Berlin (AFP) – A politician from Germany’s right-wing populist AfD party sparked outrage Friday with a Twitter message suggesting the German side could have beaten France in the Euro 2016 semi-final with fewer non-white players.

“Maybe next time the German NATIONAL TEAM should play again,” the party’s deputy leader Beatrix von Storch tweeted after Germany’s 2-0 defeat in Marseille.

The remark was widely seen as a jibe at players with immigrant roots and caused a storm of protest on Twitter.

“Pure stupidity,” Ralf Stegner, a leading member of the Social Democrats, junior partners in Chancellor Angela Merkel’s left-right government, tweeted back at von Storch.

“Sore loser,” said Armin Laschet of Merkel’s CDU party, while the Berlin chapter of the party issued a statement accusing von Storch of exploiting football for “racist insinuations”. 

“Who is this pathetic person who can’t be happy that we’re the world champions?” Omid Nouripour of the opposition Greens party said, referring to Germany’s 2014 World Cup victory in Brazil.

And popular television comic Jan Boehmermann pleaded: “Let’s just stick together and ignore Beatrix von Storch.” 

Von Storch later deleted the offending tweet and took to Facebook to say that it had been a misunderstanding and she was referring to the team’s nickname, Die Mannschaft (the team), not individual players.

“I will keep calling them the Nationalmannschaft (national team) because that’s what it is, with all its players,” she wrote. 

It was not the first time the Alternative for Germany party was seen as taking aim at non-white players.

In May, another AfD deputy leader, Alexander Gauland, attacked team star Jerome Boateng: “People find him good as a footballer, but they don’t want to have a Boateng as a neighbour.”

Gauland faced widespread condemnation for his remarks but Boateng, who was born in Berlin to a German mother and a Ghanaian father, brushed them off.

“I can only smile about it.

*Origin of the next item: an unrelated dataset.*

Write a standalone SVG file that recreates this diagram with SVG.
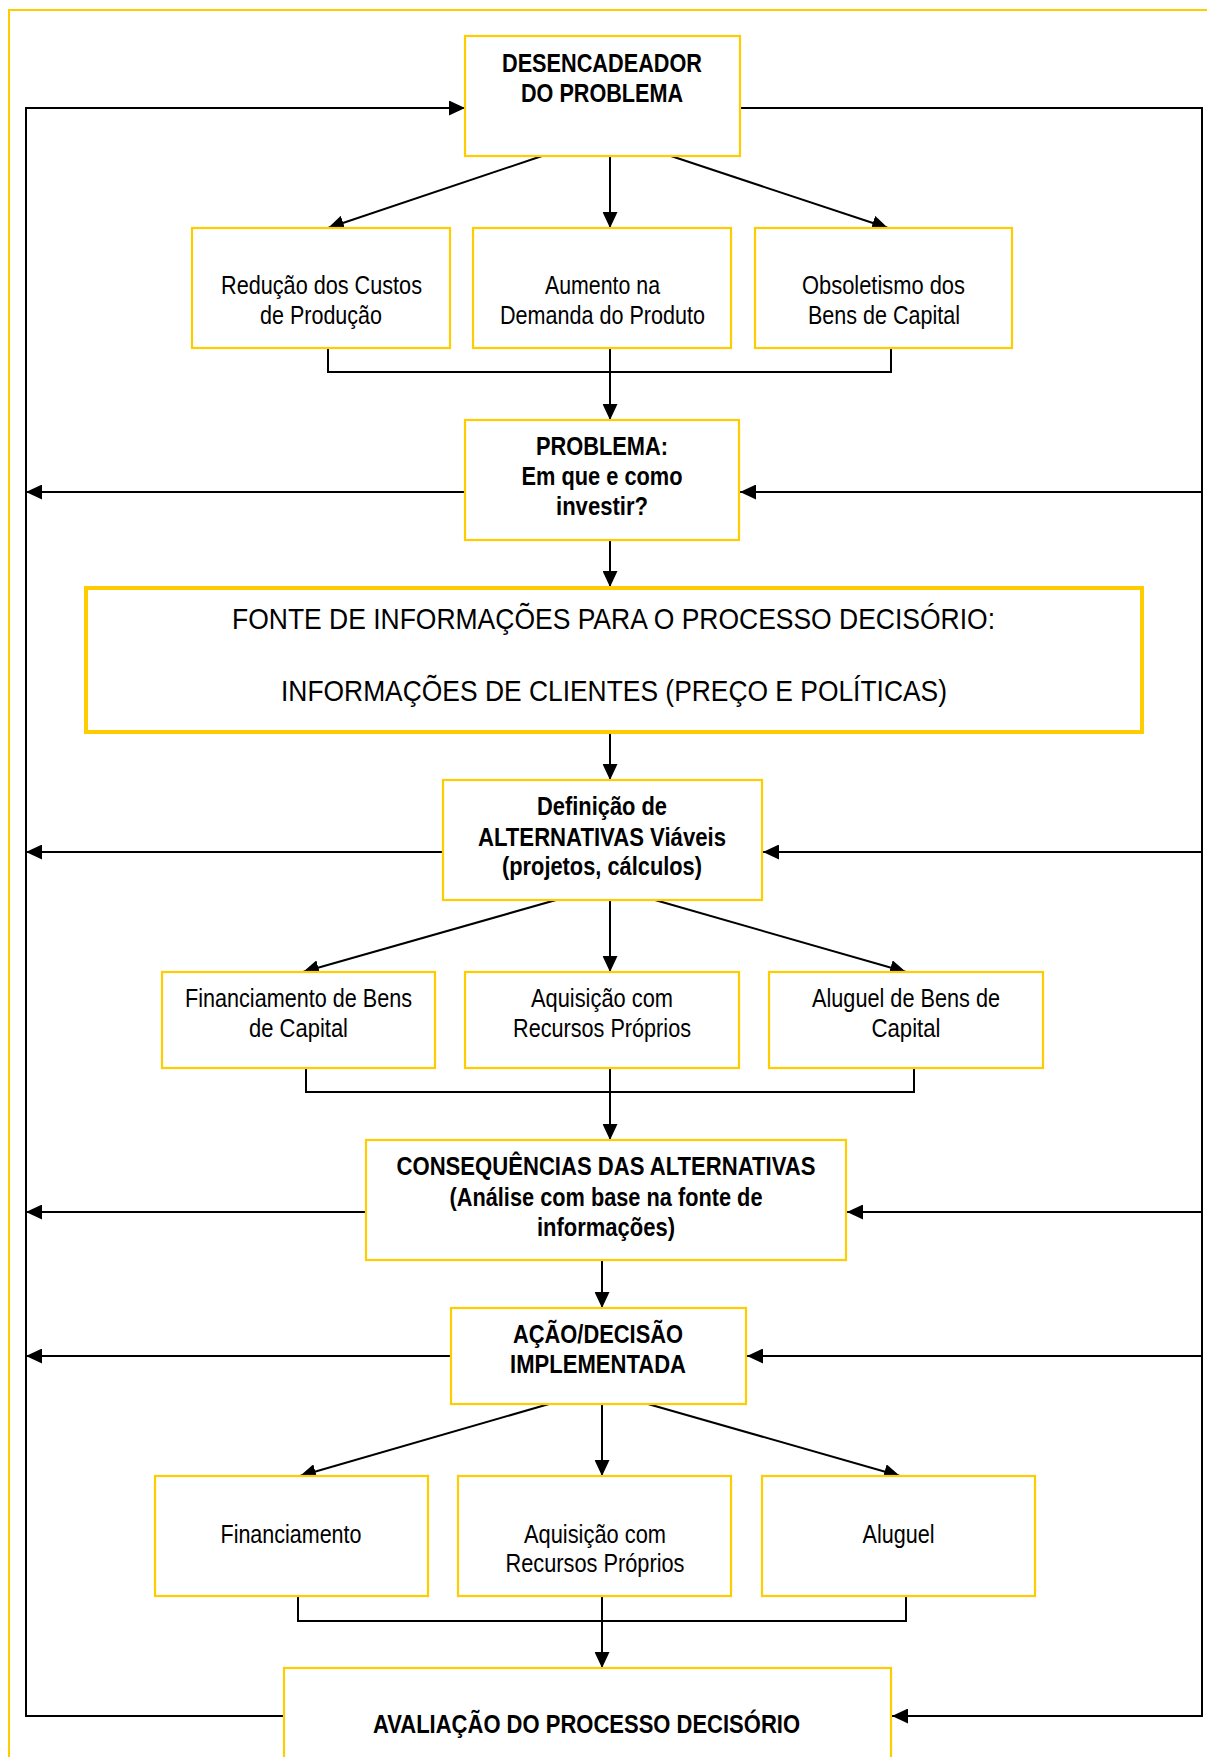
<svg xmlns="http://www.w3.org/2000/svg" width="1207" height="1757" viewBox="0 0 1207 1757">
<style>
.box{fill:#fff;stroke:#FFCC00;stroke-width:2.2}
.big{fill:#fff;stroke:#FFCC00;stroke-width:4}
.c{fill:none;stroke:#000;stroke-width:2}
text{font-family:'Liberation Sans Narrow','Arial Narrow','Liberation Sans',sans-serif;fill:#000;text-anchor:middle}
.h{font-size:26px;font-weight:bold}
.n{font-size:26px;font-weight:normal}
.f{font-size:29px;font-weight:normal}
</style>
<defs>
<marker id="ah" markerUnits="userSpaceOnUse" markerWidth="16" markerHeight="15" refX="16" refY="7.5" orient="auto">
<path d="M0,0 L16,7.5 L0,15 z" fill="#000"/>
</marker>
</defs>
<rect x="9" y="10" width="1215" height="1770" fill="#fff" stroke="#FFCC00" stroke-width="2"/>

<g id="connectors">
<path class="c" d="M284,1716 L26,1716 L26,108 L465,108" marker-end="url(#ah)"/>
<path class="c" d="M740,108 L1202,108 L1202,1716 L892,1716" marker-end="url(#ah)"/>
<path class="c" d="M465,492 L26,492" marker-end="url(#ah)"/>
<path class="c" d="M1202,492 L740,492" marker-end="url(#ah)"/>
<path class="c" d="M443,852 L26,852" marker-end="url(#ah)"/>
<path class="c" d="M1202,852 L763,852" marker-end="url(#ah)"/>
<path class="c" d="M366,1212 L26,1212" marker-end="url(#ah)"/>
<path class="c" d="M1202,1212 L847,1212" marker-end="url(#ah)"/>
<path class="c" d="M451,1356 L26,1356" marker-end="url(#ah)"/>
<path class="c" d="M1202,1356 L747,1356" marker-end="url(#ah)"/>

<path class="c" d="M542,156 L328,228" marker-end="url(#ah)"/>
<path class="c" d="M610,156 L610,228" marker-end="url(#ah)"/>
<path class="c" d="M671,156 L888,228" marker-end="url(#ah)"/>
<path class="c" d="M328,348 L328,372 L891,372 L891,348"/>
<path class="c" d="M610,348 L610,420" marker-end="url(#ah)"/>
<path class="c" d="M610,540 L610,587" marker-end="url(#ah)"/>
<path class="c" d="M610,732 L610,780" marker-end="url(#ah)"/>
<path class="c" d="M556,900 L303,972" marker-end="url(#ah)"/>
<path class="c" d="M610,900 L610,972" marker-end="url(#ah)"/>
<path class="c" d="M655,900 L906,972" marker-end="url(#ah)"/>
<path class="c" d="M306,1068 L306,1092 L914,1092 L914,1068"/>
<path class="c" d="M610,1068 L610,1140" marker-end="url(#ah)"/>
<path class="c" d="M602,1260 L602,1308" marker-end="url(#ah)"/>
<path class="c" d="M549,1404 L300,1476" marker-end="url(#ah)"/>
<path class="c" d="M602,1404 L602,1476" marker-end="url(#ah)"/>
<path class="c" d="M648,1404 L900,1476" marker-end="url(#ah)"/>
<path class="c" d="M298,1596 L298,1621 L906,1621 L906,1596"/>
<path class="c" d="M602,1596 L602,1668" marker-end="url(#ah)"/>
</g>

<g id="desencadeador">
<rect class="box" x="465" y="36" width="275" height="120"/>
<text class="h" x="602" y="72" textLength="200" lengthAdjust="spacingAndGlyphs">DESENCADEADOR</text>
<text class="h" x="602" y="102" textLength="162" lengthAdjust="spacingAndGlyphs">DO PROBLEMA</text>
</g>

<g id="reducao">
<rect class="box" x="192" y="228" width="258" height="120"/>
<text class="n" x="321.5" y="294" textLength="201" lengthAdjust="spacingAndGlyphs">Redução dos Custos</text>
<text class="n" x="321" y="324" textLength="122" lengthAdjust="spacingAndGlyphs">de Produção</text>
</g>

<g id="aumento">
<rect class="box" x="473" y="228" width="258" height="120"/>
<text class="n" x="602.5" y="294" textLength="115" lengthAdjust="spacingAndGlyphs">Aumento na</text>
<text class="n" x="602.5" y="324" textLength="205" lengthAdjust="spacingAndGlyphs">Demanda do Produto</text>
</g>

<g id="obsoletismo">
<rect class="box" x="755" y="228" width="257" height="120"/>
<text class="n" x="883.5" y="294" textLength="163" lengthAdjust="spacingAndGlyphs">Obsoletismo dos</text>
<text class="n" x="884" y="324" textLength="152" lengthAdjust="spacingAndGlyphs">Bens de Capital</text>
</g>

<g id="problema">
<rect class="box" x="465" y="420" width="274" height="120"/>
<text class="h" x="602" y="455" textLength="132" lengthAdjust="spacingAndGlyphs">PROBLEMA:</text>
<text class="h" x="602" y="485" textLength="161" lengthAdjust="spacingAndGlyphs">Em que e como</text>
<text class="h" x="602" y="515" textLength="92" lengthAdjust="spacingAndGlyphs">investir?</text>
</g>

<g id="fonte">
<rect class="big" x="86" y="588" width="1056" height="144"/>
<text class="f" x="613.5" y="629" textLength="763" lengthAdjust="spacingAndGlyphs">FONTE DE INFORMAÇÕES PARA O PROCESSO DECISÓRIO:</text>
<text class="f" x="614" y="701" textLength="666" lengthAdjust="spacingAndGlyphs">INFORMAÇÕES DE CLIENTES (PREÇO E POLÍTICAS)</text>
</g>

<g id="definicao">
<rect class="box" x="443" y="780" width="319" height="120"/>
<text class="h" x="602" y="815" textLength="130" lengthAdjust="spacingAndGlyphs">Definição de</text>
<text class="h" x="602" y="846" textLength="248" lengthAdjust="spacingAndGlyphs">ALTERNATIVAS Viáveis</text>
<text class="h" x="602" y="875" textLength="200" lengthAdjust="spacingAndGlyphs">(projetos, cálculos)</text>
</g>

<g id="financiamento-bens">
<rect class="box" x="162" y="972" width="273" height="96"/>
<text class="n" x="298.5" y="1007" textLength="227" lengthAdjust="spacingAndGlyphs">Financiamento de Bens</text>
<text class="n" x="298.5" y="1037" textLength="99" lengthAdjust="spacingAndGlyphs">de Capital</text>
</g>

<g id="aquisicao-1">
<rect class="box" x="465" y="972" width="274" height="96"/>
<text class="n" x="602" y="1007" textLength="142" lengthAdjust="spacingAndGlyphs">Aquisição com</text>
<text class="n" x="602" y="1037" textLength="178" lengthAdjust="spacingAndGlyphs">Recursos Próprios</text>
</g>

<g id="aluguel-bens">
<rect class="box" x="769" y="972" width="274" height="96"/>
<text class="n" x="906" y="1007" textLength="188" lengthAdjust="spacingAndGlyphs">Aluguel de Bens de</text>
<text class="n" x="906" y="1037" textLength="69" lengthAdjust="spacingAndGlyphs">Capital</text>
</g>

<g id="consequencias">
<rect class="box" x="366" y="1140" width="480" height="120"/>
<text class="h" x="606" y="1175" textLength="419" lengthAdjust="spacingAndGlyphs">CONSEQUÊNCIAS DAS ALTERNATIVAS</text>
<text class="h" x="606" y="1206" textLength="313" lengthAdjust="spacingAndGlyphs">(Análise com base na fonte de</text>
<text class="h" x="606" y="1236" textLength="138" lengthAdjust="spacingAndGlyphs">informações)</text>
</g>

<g id="acao">
<rect class="box" x="451" y="1308" width="295" height="96"/>
<text class="h" x="598" y="1343" textLength="170" lengthAdjust="spacingAndGlyphs">AÇÃO/DECISÃO</text>
<text class="h" x="598" y="1373" textLength="176" lengthAdjust="spacingAndGlyphs">IMPLEMENTADA</text>
</g>

<g id="financiamento">
<rect class="box" x="155" y="1476" width="273" height="120"/>
<text class="n" x="291" y="1543" textLength="141" lengthAdjust="spacingAndGlyphs">Financiamento</text>
</g>

<g id="aquisicao-2">
<rect class="box" x="458" y="1476" width="273" height="120"/>
<text class="n" x="595" y="1543" textLength="142" lengthAdjust="spacingAndGlyphs">Aquisição com</text>
<text class="n" x="595" y="1572" textLength="179" lengthAdjust="spacingAndGlyphs">Recursos Próprios</text>
</g>

<g id="aluguel">
<rect class="box" x="762" y="1476" width="273" height="120"/>
<text class="n" x="898.5" y="1543" textLength="72" lengthAdjust="spacingAndGlyphs">Aluguel</text>
</g>

<g id="avaliacao">
<rect class="box" x="284" y="1668" width="607" height="120"/>
<text class="h" x="586.5" y="1733" textLength="427" lengthAdjust="spacingAndGlyphs">AVALIAÇÃO DO PROCESSO DECISÓRIO</text>
</g>
</svg>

In all honesty, it’s sad that something like that is said these days,” he said.

Von Storch shocked the country earlier this year by suggesting German police may have to shoot at migrants, including children, to stop them entering the country.

The AfD was founded as a eurosceptic protest party in 2013 but now mainly rails against Islam and Germany’s record refugee influx that last year brought more than one million asylum seekers to Europe’s top economy.

It currently polls at more than 10 percent and is represented in half of Germany’s 16 states as well as the European Parliament.